Iran's Revolutionary Guards said Friday they had killed four militants who had slipped across the border from Pakistan to try to carry out an attack.
The Guards said two militants were also wounded in the clash in the southeastern province of Sistan-Baluchistan, with the "rest of the terrorists fleeing to the soil of the neighbouring country".
Sistan-Baluchistan has a large, mainly Sunni Muslim ethnic Baluchi community, which straddles the border into the Baluchistan province of neighbouring Pakistan.
Sunni extremist group Jundallah (Soldiers of God) launched a bloody insurgency in the province in 2000 targeting the security forces and officials of Iran's Shiite-dominated government.
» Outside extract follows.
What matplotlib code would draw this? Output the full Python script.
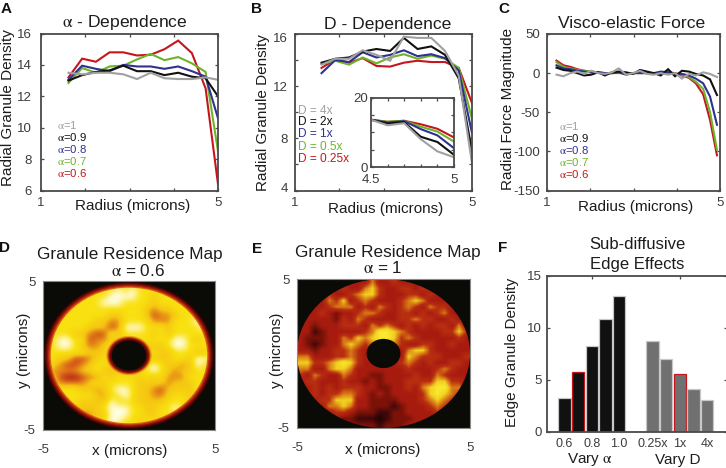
import numpy as np
import matplotlib
matplotlib.use("Agg")
import matplotlib.pyplot as plt
from matplotlib.colors import LinearSegmentedColormap
from matplotlib.patches import Ellipse
from matplotlib.transforms import ScaledTranslation

plt.rcParams['font.family'] = ['Liberation Sans', 'DejaVu Sans']
plt.rcParams['mathtext.fontset'] = 'stix'
plt.rcParams['axes.unicode_minus'] = False

W, H = 726, 468
A = r'$\mathrm{\alpha}$'

C_RED, C_GREEN, C_BLUE, C_BLACK, C_GRAY = '#c4161c', '#6fb32a', '#2e3192', '#111111', '#a0a0a0'
SPINE = '#4a4a4a'
TICKTXT = '#3c3c3c'
DARK = '#1c1c1c'

# Panel A
a_x = [1.62, 1.93, 2.24, 2.55, 2.86, 3.17, 3.48, 3.79, 4.10, 4.41, 4.72, 5.0]
a_red = [13.2, 14.4, 14.2, 14.8, 14.8, 14.6, 14.65, 15.0, 15.55, 14.75, 12.5, 6.4]
a_green = [12.85, 13.8, 13.5, 13.9, 13.95, 14.35, 14.7, 14.3, 14.5, 14.1, 13.55, 8.5]
a_blue = [13.05, 13.95, 13.75, 13.6, 14.0, 13.9, 13.9, 13.75, 13.9, 13.6, 13.25, 10.6]
a_black = [13.0, 13.35, 13.55, 13.65, 13.95, 13.6, 13.6, 13.35, 13.5, 13.25, 13.15, 12.0]
a_gray = [13.5, 13.4, 13.5, 13.5, 13.4, 13.1, 13.5, 13.15, 13.1, 13.1, 13.2, 13.05]

# Panel B
b_x = [1.6, 1.91, 2.22, 2.53, 2.84, 3.15, 3.46, 3.77, 4.08, 4.39, 4.70, 5.0]
b_red = [13.4, 14.05, 13.8, 14.15, 13.55, 13.5, 13.8, 13.95, 13.85, 13.85, 13.4, 10.7]
b_green = [13.7, 13.95, 13.65, 14.2, 13.75, 14.2, 14.45, 14.1, 14.35, 14.1, 13.4, 9.5]
b_blue = [13.0, 14.0, 13.85, 14.6, 14.2, 14.4, 14.75, 14.3, 14.45, 14.15, 13.2, 8.4]
b_black = [13.8, 14.1, 14.2, 14.65, 14.85, 14.7, 15.7, 14.85, 15.05, 14.4, 12.6, 7.0]
b_gray = [13.65, 14.1, 14.1, 14.75, 14.4, 13.95, 15.8, 15.7, 15.7, 14.7, 12.8, 6.1]

# Panel B inset
i_x = [4.5, 4.6, 4.7, 4.8, 4.9, 5.0]
i_red = [13.6, 13.0, 13.3, 12.3, 11.0, 8.5]
i_green = [13.6, 13.0, 13.3, 11.6, 10.2, 7.3]
i_blue = [13.6, 12.8, 13.2, 10.9, 9.1, 5.4]
i_black = [13.6, 12.5, 12.9, 8.7, 7.2, 3.5]
i_gray = [13.6, 12.0, 12.6, 8.0, 4.5, 2.8]

# Panel C
c_x = [1.22, 1.38, 1.54, 1.70, 1.86, 2.02, 2.18, 2.34, 2.50, 2.66, 2.83, 2.99,
       3.15, 3.31, 3.47, 3.63, 3.80, 3.96, 4.12, 4.28, 4.44, 4.61, 4.77, 4.93]
c_red = [16, 10, 8, 5, 3, 2, 1, 0, 0, 1, -1, 0, 1, 0, -1, 0, 1, 0, -3, -6, -13, -27, -60, -105]
c_green = [14, 8, 6, 4, 3, 2, 1, 0, 0, 0, 0, 0, 0, 0, -1, 0, 0, -1, -2, -5, -11, -20, -50, -98]
c_blue = [10, 6, 5, 3, 2, 1, 1, 0, 0, 1, -2, 0, 0, 0, 0, 2, 1, -1, -1, -3, -7, -13, -30, -66]
c_black = [7, 4, 3, 0, -3, -2, 1, -3, 1, 2, 1, -1, 4, 2, 0, -3, 5, -4, 3, 2, -1, -3, -8, -28]
c_gray = [-2, -4, 0, 2, -1, 3, 0, -1, 1, 6, -2, 0, 3, -1, -2, 0, -2, 0, -7, -1, -3, 1, -1, -5]

# Panel D: residence map estimate (rows top to bottom, digit = level 0-9)
d_rows = ["888888888888888888888888", "888888888898988888888888", "888888888999988788888888",
          "888888889998888788888888", "888888888888887677888888", "888888888778887566788888",
          "888888877668888666888988", "888888777569998887888898", "888877655878888787888888",
          "889988566778888888998788", "889987667888877778998888", "888888777888777877888778",
          "887755678777777777887998", "876556788777778987767988", "766667787777788987677888",
          "775445668788878786668888", "876666787888877776777888", "888887767899877657777888",
          "778888876889877667887788", "787887777988877778887788", "878877778999887788988777",
          "887876677999887788888788", "888887778998878878888778", "888888888888888888888888"]

# Panel E: residence map estimate
e_rows = ["444444444464454444444444", "444444544675445545444444", "444454456775444554544444",
          "444465745654445676444444", "444456664546545654655444", "444543445665445545456444",
          "444443546544445565544544", "443444555465654545455464", "442344444568876544445575",
          "433344657678875654444454", "432344676566665445544544", "443445565445444677544444",
          "664445565454444765554445", "775567875444445654544554", "664467764444444544456544",
          "546544654433444454465444", "455444544343444555577554", "445454555443344546788664",
          "445455665434344445787654", "444557774433334445676544", "444466764433323444565444",
          "444445543332233444454444", "444444332221233344444444", "444444433332333444444444"]

# Panel F
f_x_alpha = [1, 2, 3, 4, 5]
f_alpha = [3.3, 5.75, 8.3, 10.85, 13.1]
f_x_d = [7.45, 8.45, 9.45, 10.45, 11.45]
f_d = [8.75, 7.05, 5.6, 4.1, 3.1]
f_tick_pos = [1, 3, 5, 7.45, 9.45, 11.45]
f_tick_lab = ['0.6', '0.8', '1.0', '0.25x', '1x', '4x']

alpha_labels = ['=1', '=0.9', '=0.8', '=0.7', '=0.6']
d_labels = ['D = 4x', 'D = 2x', 'D = 1x', 'D = 0.5x', 'D = 0.25x']
legend_colors = [C_GRAY, C_BLACK, C_BLUE, C_GREEN, C_RED]
line_colors = [C_RED, C_GREEN, C_BLUE, C_BLACK, C_GRAY]

cmap_d = LinearSegmentedColormap.from_list('resd', [
    (0.0, '#000000'), (0.25, '#5a0a05'), (0.45, '#ab1c0e'), (0.6, '#d8601a'),
    (0.75, '#f5c412'), (0.89, '#f9e010'), (1.0, '#fffde0')])
cmap_e = LinearSegmentedColormap.from_list('rese', [
    (0.0, '#000000'), (2 / 9, '#40080a'), (3 / 9, '#7a1208'), (4 / 9, '#a81c10'),
    (5 / 9, '#b82e10'), (6 / 9, '#d87a16'), (7 / 9, '#f2d020'), (8 / 9, '#f8e830'), (1.0, '#fff8a0')])

fig = plt.figure(figsize=(W / 100, H / 100), dpi=100)


def axpx(x0, x1, y0, y1):
    return fig.add_axes([x0 / W, 1 - y1 / H, (x1 - x0) / W, (y1 - y0) / H])


def ftext(x, y, s, **kw):
    kw.setdefault('ha', 'center')
    kw.setdefault('va', 'center')
    kw.setdefault('color', DARK)
    return fig.text(x / W, 1 - y / H, s, **kw)


def style(ax, lw=1.3):
    for s in ax.spines.values():
        s.set_linewidth(lw)
        s.set_color(SPINE)
    ax.tick_params(which='both', direction='in', top=True, right=True, length=2.2, width=0.9,
                   color=SPINE, labelcolor=TICKTXT, labelsize=9.5)


def line_panel(rect, x, series, ylim, yticks, ylabs, xl, yl, yl_text, title, tx, ty, ypad):
    ax = axpx(*rect)
    for v, c in zip(series, line_colors):
        ax.plot(x, v, color=c, lw=1.5, solid_joinstyle='miter')
    ax.set_xlim(1, 5)
    ax.set_ylim(*ylim)
    ax.set_xticks([1, 2, 3, 4, 5], ['1', '', '', '', '5'])
    ax.set_yticks(yticks, ylabs)
    style(ax)
    ax.tick_params(axis='x', pad=5)
    ax.tick_params(axis='y', pad=ypad)
    ftext(xl[0], xl[1], 'Radius (microns)', fontsize=11)
    ftext(yl[0], yl[1], yl_text, fontsize=11, rotation=90)
    ftext(tx, ty, title, fontsize=12.6)
    return ax


# --- A ---
line_panel((41, 218, 33.5, 190.5), a_x, [a_red, a_green, a_blue, a_black, a_gray],
           (6, 16), [6, 8, 10, 12, 14, 16], ['6', '8', '10', '12', '14', '16'],
           (133, 206), (8.5, 108), 'Radial Granule Density', A + ' - Dependence', 125, 22, 6.5)

# --- B ---
axB = line_panel((295, 472, 34, 190.5), b_x, [b_red, b_green, b_blue, b_black, b_gray],
                 (4, 16), [4, 6, 8, 10, 12, 14, 16], ['4', '', '8', '', '12', '', '16'],
                 (386, 209), (262.5, 113), 'Radial Granule Density', 'D - Dependence', 388, 24, 5)
for lab, dy in ((axB.get_yticklabels()[0], 3), (axB.get_yticklabels()[-1], -4)):
    lab.set_transform(lab.get_transform() + ScaledTranslation(0, dy / 100, fig.dpi_scale_trans))

ins = axpx(371, 454, 97.5, 167)
for v, c in zip([i_red, i_green, i_blue, i_black, i_gray], line_colors):
    ins.plot(i_x, v, color=c, lw=1.5)
ins.set_xlim(4.5, 5)
ins.set_ylim(0, 20)
ins.set_xticks([4.5, 4.6, 4.7, 4.8, 4.9, 5.0], ['4.5', '', '', '', '', '5'])
ins.set_yticks([0, 5, 10, 15, 20], ['0', '', '', '', '20'])
style(ins)
ins.tick_params(axis='x', pad=5)
ins.tick_params(axis='y', pad=2)

# --- C ---
line_panel((547, 720, 34, 190.5), c_x, [c_red, c_green, c_blue, c_black, c_gray],
           (-150, 50), [-150, -100, -50, 0, 50], ['-150', '-100', '-50', '0', '50'],
           (636, 207), (508, 109), 'Radial Force Magnitude', 'Visco-elastic Force', 632, 24, 5)

# legends
for lab, c, y in zip(alpha_labels, legend_colors, [125.5, 137, 149, 161, 173]):
    ftext(57, y, A + lab, color=c, fontsize=8.2, ha='left')
for lab, c, y in zip(alpha_labels, legend_colors, [126.5, 138.5, 150.5, 162.5, 174.5]):
    ftext(559, y, A + lab, color=c, fontsize=8.2, ha='left')
for lab, c, y in zip(d_labels, legend_colors, [111, 122, 134, 147, 159]):
    ftext(298, y, lab, color=c, fontsize=8.6, ha='left')


# --- maps ---
def grid(rows):
    return np.array([[int(ch) / 9 for ch in r] for r in rows])


def map_panel(rect, rows, cmap, r_clip, ring_out, ring_hole, interp):
    ax = axpx(*rect)
    ax.set_facecolor('#0a0a06')
    for r, c in ring_out:
        ax.add_patch(Ellipse((0, 0), 2 * r, 2 * r, fc=c, ec='none', zorder=1))
    im = ax.imshow(grid(rows), cmap=cmap, vmin=0, vmax=1, extent=(-5, 5, -5, 5),
                   aspect='auto', interpolation=interp, zorder=2)
    im.set_clip_path(Ellipse((0, 0), 2 * r_clip, 2 * r_clip, transform=ax.transData))
    for r, c, a in ring_hole:
        ax.add_patch(Ellipse((0.0, 0.0), 2 * r, 2 * r, fc=c, ec='none', alpha=a, zorder=3))
    ax.set_xlim(-5, 5)
    ax.set_ylim(-5, 5)
    ax.set_xticks([-5, 5], ['-5', '5'])
    ax.set_yticks([-5, 5], ['-5', '5'])
    for s in ax.spines.values():
        s.set_linewidth(0.8)
        s.set_color('#8a8a8a')
    ax.tick_params(length=0, labelsize=9.5, labelcolor=TICKTXT)
    ax.tick_params(axis='x', pad=10)
    ax.tick_params(axis='y', pad=5.5)
    return ax


map_panel((43, 215, 281, 430), d_rows, cmap_d, 4.55,
          [(4.95, '#2a0502'), (4.87, '#5a0a05'), (4.79, '#8e1208'), (4.71, '#b82a0c'), (4.63, '#d8601a')],
          [(1.32, '#d8601a', 0.5), (1.24, '#b82a0c', 0.8), (1.17, '#8e1208', 1), (1.1, '#5a0a05', 1),
           (1.0, '#0a0a06', 1)], 'bicubic')
ftext(130, 255, 'Granule Residence Map', fontsize=12.3)
ftext(138, 271, A + ' = 0.6', fontsize=12.3)
ftext(130, 451, 'x (microns)', fontsize=11)
ftext(24, 350, 'y (microns)', fontsize=11, rotation=90)

map_panel((297, 470, 279, 428), e_rows, cmap_e, 5.0, [],
          [(0.98, '#0a0a06', 1)], 'bilinear')
ftext(388, 252, 'Granule Residence Map', fontsize=12.3)
ftext(383, 268, A + ' = 1', fontsize=12.3)
ftext(383, 450, 'x (microns)', fontsize=11)
ftext(277, 350, 'y (microns)', fontsize=11, rotation=90)

# --- F ---
axF = axpx(547, 726.5, 276, 432)
al_edges = ['#c8c8c8', C_RED, '#c8c8c8', '#c8c8c8', '#c8c8c8']
d_edges = ['#c8c8c8', '#c8c8c8', C_RED, '#c8c8c8', '#c8c8c8']
axF.bar(f_x_alpha, f_alpha, width=0.9, color='#111111', edgecolor=al_edges, linewidth=0.9)
axF.bar(f_x_d, f_d, width=0.9, color='#707070', edgecolor=d_edges, linewidth=0.9)
axF.set_xlim(-0.28, 12.87)
axF.set_ylim(0, 15)
axF.set_xticks(f_tick_pos, f_tick_lab)
axF.set_yticks([0, 5, 10, 15], ['0', '5', '10', '15'])
style(axF)
axF.tick_params(axis='x', length=0, top=False, pad=4, labelsize=9)
axF.tick_params(axis='y', pad=3.5, labelsize=9.5)
sec = axF.secondary_xaxis('top')
sec.set_xticks([3, 9.45], ['', ''])
sec.tick_params(direction='in', length=2.2, width=0.9, color=SPINE)
sec.spines['top'].set_visible(False)
ftext(637, 244, 'Sub-diffusive', fontsize=12)
ftext(637, 264, 'Edge Effects', fontsize=12)
ftext(512, 352, 'Edge Granule Density', fontsize=11, rotation=90)
ftext(590, 460, 'Vary ' + A, fontsize=11)
ftext(678, 460, 'Vary D', fontsize=11)

# panel letters
for s, x, y in [('A', 6, 9), ('B', 257, 9), ('C', 504, 9), ('D', 5, 248), ('E', 257, 249), ('F', 503, 248)]:
    ftext(x, y, s, fontsize=11, fontweight='bold', color='#111111')

fig.savefig('out.png', dpi=100)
The campaign peaked with a spate of deadly attacks from 2007 -- including twin suicide bombings against a Shiite mosque that killed 28 people -- but abated after the group's leader was killed in mid-2010.
In 2012, Jundullah members formed a successor organisation called Jaish al-Adl (Army of Justice), which has carried out a spate of attacks on the security forces.
Iran has alleged that the group has received support from the US, British and Israeli intelligence services with the complicity of Pakistan.
In a statement on their Sepah News website, the Guards said the overnight clash on the Pakistani border came after "intelligence operations by the Guards' ground forces revealed that a terrorist team linked to global arrogance planned to attack the Islamic republic's border posts on (Friday) morning."